Set task:
Write out the listing below without alteration, omitting its pictures.

Material provided:
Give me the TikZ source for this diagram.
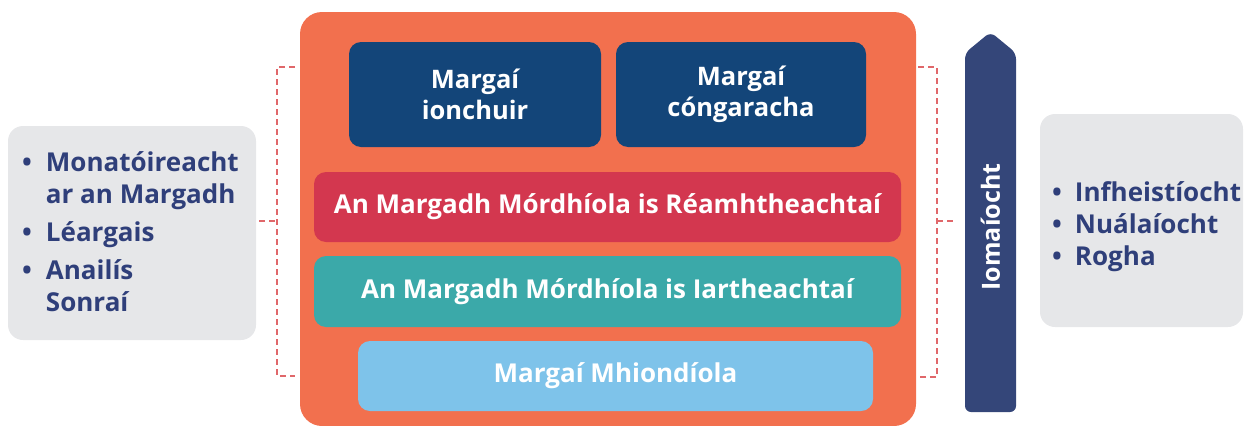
\documentclass[tikz,border=0pt]{standalone}
\usepackage{fontspec}
\setmainfont{Open Sans}
\usepackage{tikz}
\usetikzlibrary{positioning,calc}

\definecolor{orangebg}{HTML}{F2704E}
\definecolor{navybox}{HTML}{134579}
\definecolor{redbar}{HTML}{D3374F}
\definecolor{tealbar}{HTML}{3BA9A9}
\definecolor{skybar}{HTML}{7EC3EA}
\definecolor{greybg}{HTML}{E6E7E9}
\definecolor{listtxt}{HTML}{2F3F7A}
\definecolor{arrowbar}{HTML}{344679}
\definecolor{brk}{HTML}{E0676A}

\begin{document}
\begin{tikzpicture}
	[x=1pt,y=-1pt,
	box/.style={rectangle,rounded corners=12pt,inner sep=0pt,text=white,font=\bfseries\fontsize{25.5}{31}\selectfont,align=center},
	bar/.style={box,font=\bfseries\fontsize{26}{31}\selectfont},
	side/.style={rectangle,rounded corners=15pt,fill=greybg,inner sep=0pt},
	lst/.style={inner sep=0pt,text=listtxt,font=\bfseries\fontsize{26}{32}\selectfont},
	bracket/.style={draw=brk,line width=1.5pt,dash pattern=on 6pt off 4pt}]
	\useasboundingbox (0,0) rectangle (1254,426);
	%%%%% MARKET BLOCK
	\node[rectangle,rounded corners=22pt,fill=orangebg,minimum width=616pt,minimum height=414pt] (market) at (608,219) {};
	\node[box,fill=navybox,minimum width=252pt,minimum height=105pt] (input) at (475,94.5) {Margaí\\ionchuir};
	\node[box,fill=navybox,minimum width=250pt,minimum height=105pt] (adjacent) at (741,94.5) {Margaí\\cóngaracha};
	\node[bar,fill=redbar,minimum width=587pt,minimum height=70pt] (upstream) at (607.5,207) {An Margadh Mórdhíola is Réamhtheachtaí};
	\node[bar,fill=tealbar,minimum width=587pt,minimum height=71pt] (downstream) at (607.5,291.5) {An Margadh Mórdhíola is Iartheachtaí};
	\node[bar,fill=skybar,minimum width=515pt,minimum height=70pt] (retail) at (615.5,376) {Margaí Mhiondíola};
	%%%%% SIDE BOXES
	\node[side,minimum width=248pt,minimum height=214pt] (lbox) at (132,233) {};
	\node[lst,anchor=west] (ltext) at (22,235) {\begin{tabular}{@{}l@{\hspace{14pt}}l@{}}
		\textbullet & Monatóireacht\\ & ar an Margadh\\[6pt]
		\textbullet & Léargais\\[6pt]
		\textbullet & Anailís\\ & Sonraí
	\end{tabular}};
	\node[side,minimum width=203pt,minimum height=213pt] (rbox) at (1141.5,220.5) {};
	\node[lst,anchor=west] (rtext) at (1052,227) {\begin{tabular}{@{}l@{\hspace{13pt}}l@{}}
		\textbullet & Infheistíocht\\
		\textbullet & Nuálaíocht\\
		\textbullet & Rogha
	\end{tabular}};
	%%%%% COMPETITION ARROW
	\path[fill=arrowbar,rounded corners=6pt] (965,412) -- (965,53) -- (990.5,32) -- (1016,53) -- (1016,412) -- cycle;
	\node[rotate=90,text=white,font=\bfseries\fontsize{25}{30}\selectfont,inner sep=0pt] (compete) at (990.5,227) {Iomaíocht};
	%%%%% BRACKETS
	\coordinate (lmid) at (277,221);
	\coordinate (rmid) at (937,221);
	\draw[bracket] (295,67) -- (277,67) -- (277,376) -- (295,376);
	\draw[bracket] (259,221) -- (lmid);
	\draw[bracket] (918,67) -- (937,67) -- (937,377) -- (918,377);
	\draw[bracket] (rmid) -- (956,221);
\end{tikzpicture}
\end{document}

Solution:
Give me the TikZ source for this diagram.
\documentclass[tikz,border=0pt]{standalone}
\usepackage{fontspec}
\setmainfont{Open Sans}
\usepackage{tikz}
\usetikzlibrary{positioning,calc}

\definecolor{orangebg}{HTML}{F2704E}
\definecolor{navybox}{HTML}{134579}
\definecolor{redbar}{HTML}{D3374F}
\definecolor{tealbar}{HTML}{3BA9A9}
\definecolor{skybar}{HTML}{7EC3EA}
\definecolor{greybg}{HTML}{E6E7E9}
\definecolor{listtxt}{HTML}{2F3F7A}
\definecolor{arrowbar}{HTML}{344679}
\definecolor{brk}{HTML}{E0676A}

\begin{document}
\begin{tikzpicture}
	[x=1pt,y=-1pt,
	box/.style={rectangle,rounded corners=12pt,inner sep=0pt,text=white,font=\bfseries\fontsize{25.5}{31}\selectfont,align=center},
	bar/.style={box,font=\bfseries\fontsize{26}{31}\selectfont},
	side/.style={rectangle,rounded corners=15pt,fill=greybg,inner sep=0pt},
	lst/.style={inner sep=0pt,text=listtxt,font=\bfseries\fontsize{26}{32}\selectfont},
	bracket/.style={draw=brk,line width=1.5pt,dash pattern=on 6pt off 4pt}]
	\useasboundingbox (0,0) rectangle (1254,426);
	%%%%% MARKET BLOCK
	\node[rectangle,rounded corners=22pt,fill=orangebg,minimum width=616pt,minimum height=414pt] (market) at (608,219) {};
	\node[box,fill=navybox,minimum width=252pt,minimum height=105pt] (input) at (475,94.5) {Margaí\\ionchuir};
	\node[box,fill=navybox,minimum width=250pt,minimum height=105pt] (adjacent) at (741,94.5) {Margaí\\cóngaracha};
	\node[bar,fill=redbar,minimum width=587pt,minimum height=70pt] (upstream) at (607.5,207) {An Margadh Mórdhíola is Réamhtheachtaí};
	\node[bar,fill=tealbar,minimum width=587pt,minimum height=71pt] (downstream) at (607.5,291.5) {An Margadh Mórdhíola is Iartheachtaí};
	\node[bar,fill=skybar,minimum width=515pt,minimum height=70pt] (retail) at (615.5,376) {Margaí Mhiondíola};
	%%%%% SIDE BOXES
	\node[side,minimum width=248pt,minimum height=214pt] (lbox) at (132,233) {};
	\node[lst,anchor=west] (ltext) at (22,235) {\begin{tabular}{@{}l@{\hspace{14pt}}l@{}}
		\textbullet & Monatóireacht\\ & ar an Margadh\\[6pt]
		\textbullet & Léargais\\[6pt]
		\textbullet & Anailís\\ & Sonraí
	\end{tabular}};
	\node[side,minimum width=203pt,minimum height=213pt] (rbox) at (1141.5,220.5) {};
	\node[lst,anchor=west] (rtext) at (1052,227) {\begin{tabular}{@{}l@{\hspace{13pt}}l@{}}
		\textbullet & Infheistíocht\\
		\textbullet & Nuálaíocht\\
		\textbullet & Rogha
	\end{tabular}};
	%%%%% COMPETITION ARROW
	\path[fill=arrowbar,rounded corners=6pt] (965,412) -- (965,53) -- (990.5,32) -- (1016,53) -- (1016,412) -- cycle;
	\node[rotate=90,text=white,font=\bfseries\fontsize{25}{30}\selectfont,inner sep=0pt] (compete) at (990.5,227) {Iomaíocht};
	%%%%% BRACKETS
	\coordinate (lmid) at (277,221);
	\coordinate (rmid) at (937,221);
	\draw[bracket] (295,67) -- (277,67) -- (277,376) -- (295,376);
	\draw[bracket] (259,221) -- (lmid);
	\draw[bracket] (918,67) -- (937,67) -- (937,377) -- (918,377);
	\draw[bracket] (rmid) -- (956,221);
\end{tikzpicture}
\end{document}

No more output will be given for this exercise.